■ **Data shown**
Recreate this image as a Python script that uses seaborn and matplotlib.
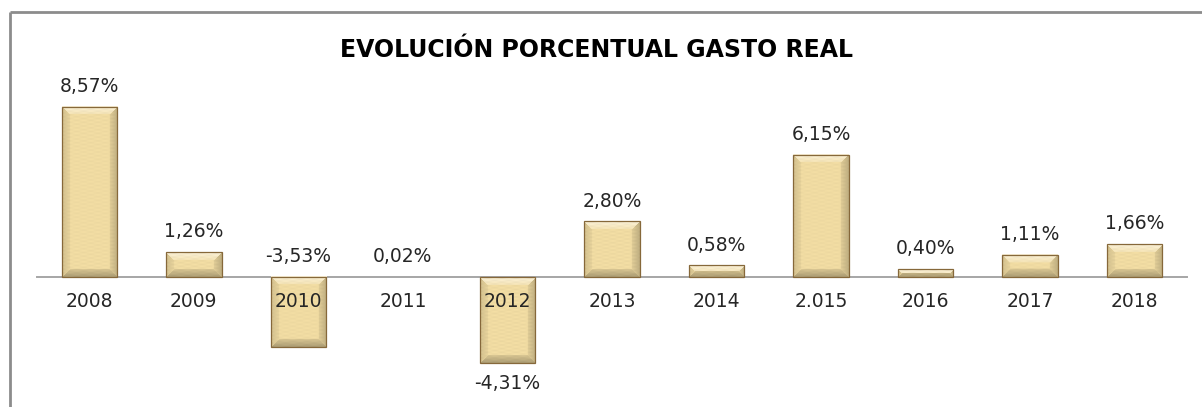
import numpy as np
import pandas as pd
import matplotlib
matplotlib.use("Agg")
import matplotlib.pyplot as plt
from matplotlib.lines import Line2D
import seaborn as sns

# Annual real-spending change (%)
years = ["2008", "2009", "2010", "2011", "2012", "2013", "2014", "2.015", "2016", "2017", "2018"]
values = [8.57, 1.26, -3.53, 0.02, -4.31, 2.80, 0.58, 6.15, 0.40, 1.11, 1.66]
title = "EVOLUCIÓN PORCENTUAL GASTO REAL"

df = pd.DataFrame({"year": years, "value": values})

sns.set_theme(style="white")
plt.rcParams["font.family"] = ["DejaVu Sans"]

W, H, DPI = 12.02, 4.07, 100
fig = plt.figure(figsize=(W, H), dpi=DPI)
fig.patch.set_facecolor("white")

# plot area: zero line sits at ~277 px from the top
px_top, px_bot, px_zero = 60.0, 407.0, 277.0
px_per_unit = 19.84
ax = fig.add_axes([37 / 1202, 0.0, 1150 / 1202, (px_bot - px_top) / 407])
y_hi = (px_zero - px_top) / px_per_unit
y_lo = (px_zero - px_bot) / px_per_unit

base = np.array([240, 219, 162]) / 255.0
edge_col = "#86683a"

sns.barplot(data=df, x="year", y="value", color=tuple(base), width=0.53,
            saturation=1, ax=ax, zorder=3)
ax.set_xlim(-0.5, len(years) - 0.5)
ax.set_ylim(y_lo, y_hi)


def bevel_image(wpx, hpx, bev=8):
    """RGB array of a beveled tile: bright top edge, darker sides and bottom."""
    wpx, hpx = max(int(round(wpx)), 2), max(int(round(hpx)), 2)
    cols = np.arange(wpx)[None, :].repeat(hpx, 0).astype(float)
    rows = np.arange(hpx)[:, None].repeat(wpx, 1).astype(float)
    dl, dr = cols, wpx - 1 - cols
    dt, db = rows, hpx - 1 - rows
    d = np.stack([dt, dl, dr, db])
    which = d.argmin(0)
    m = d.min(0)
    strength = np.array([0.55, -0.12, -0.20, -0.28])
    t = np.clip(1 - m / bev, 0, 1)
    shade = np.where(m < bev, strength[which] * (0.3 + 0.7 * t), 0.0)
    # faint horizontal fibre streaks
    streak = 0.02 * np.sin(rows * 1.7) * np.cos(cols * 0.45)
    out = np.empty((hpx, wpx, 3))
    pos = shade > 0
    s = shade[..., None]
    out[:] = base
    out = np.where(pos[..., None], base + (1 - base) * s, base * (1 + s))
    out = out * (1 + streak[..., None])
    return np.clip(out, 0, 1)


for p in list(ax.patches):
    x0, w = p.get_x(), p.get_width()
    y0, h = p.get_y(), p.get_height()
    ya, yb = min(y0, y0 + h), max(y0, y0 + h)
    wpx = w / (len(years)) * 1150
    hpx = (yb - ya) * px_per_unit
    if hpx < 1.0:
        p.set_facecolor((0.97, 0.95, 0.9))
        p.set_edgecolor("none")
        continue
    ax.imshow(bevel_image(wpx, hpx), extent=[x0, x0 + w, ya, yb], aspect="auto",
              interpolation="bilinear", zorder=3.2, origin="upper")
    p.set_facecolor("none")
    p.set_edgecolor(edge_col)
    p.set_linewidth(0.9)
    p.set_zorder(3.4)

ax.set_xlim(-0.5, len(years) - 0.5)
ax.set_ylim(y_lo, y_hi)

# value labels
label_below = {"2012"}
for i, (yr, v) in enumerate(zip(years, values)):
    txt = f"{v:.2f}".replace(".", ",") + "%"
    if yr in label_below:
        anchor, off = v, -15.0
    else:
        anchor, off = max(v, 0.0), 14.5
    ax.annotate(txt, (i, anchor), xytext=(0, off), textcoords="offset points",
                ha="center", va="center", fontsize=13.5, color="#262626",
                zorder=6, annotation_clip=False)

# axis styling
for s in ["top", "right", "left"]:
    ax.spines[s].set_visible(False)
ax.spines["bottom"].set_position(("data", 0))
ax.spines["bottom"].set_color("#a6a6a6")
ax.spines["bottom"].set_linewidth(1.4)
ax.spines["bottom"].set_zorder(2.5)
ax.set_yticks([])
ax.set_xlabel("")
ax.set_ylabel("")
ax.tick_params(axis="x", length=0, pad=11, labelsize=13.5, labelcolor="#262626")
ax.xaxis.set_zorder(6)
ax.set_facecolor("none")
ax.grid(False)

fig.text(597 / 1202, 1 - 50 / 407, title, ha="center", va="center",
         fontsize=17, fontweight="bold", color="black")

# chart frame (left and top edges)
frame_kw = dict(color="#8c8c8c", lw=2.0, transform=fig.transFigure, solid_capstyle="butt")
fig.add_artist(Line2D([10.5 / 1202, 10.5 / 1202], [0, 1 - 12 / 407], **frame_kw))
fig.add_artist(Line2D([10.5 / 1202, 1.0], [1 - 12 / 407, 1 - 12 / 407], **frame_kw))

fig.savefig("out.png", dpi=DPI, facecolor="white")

■ **The request**
Repeat, with no pictures, each line from the beginning of the data through the line containing "import seaborn as sns", inclusive.

■ **Output**
Recreate this image as a Python script that uses seaborn and matplotlib.
import numpy as np
import pandas as pd
import matplotlib
matplotlib.use("Agg")
import matplotlib.pyplot as plt
from matplotlib.lines import Line2D
import seaborn as sns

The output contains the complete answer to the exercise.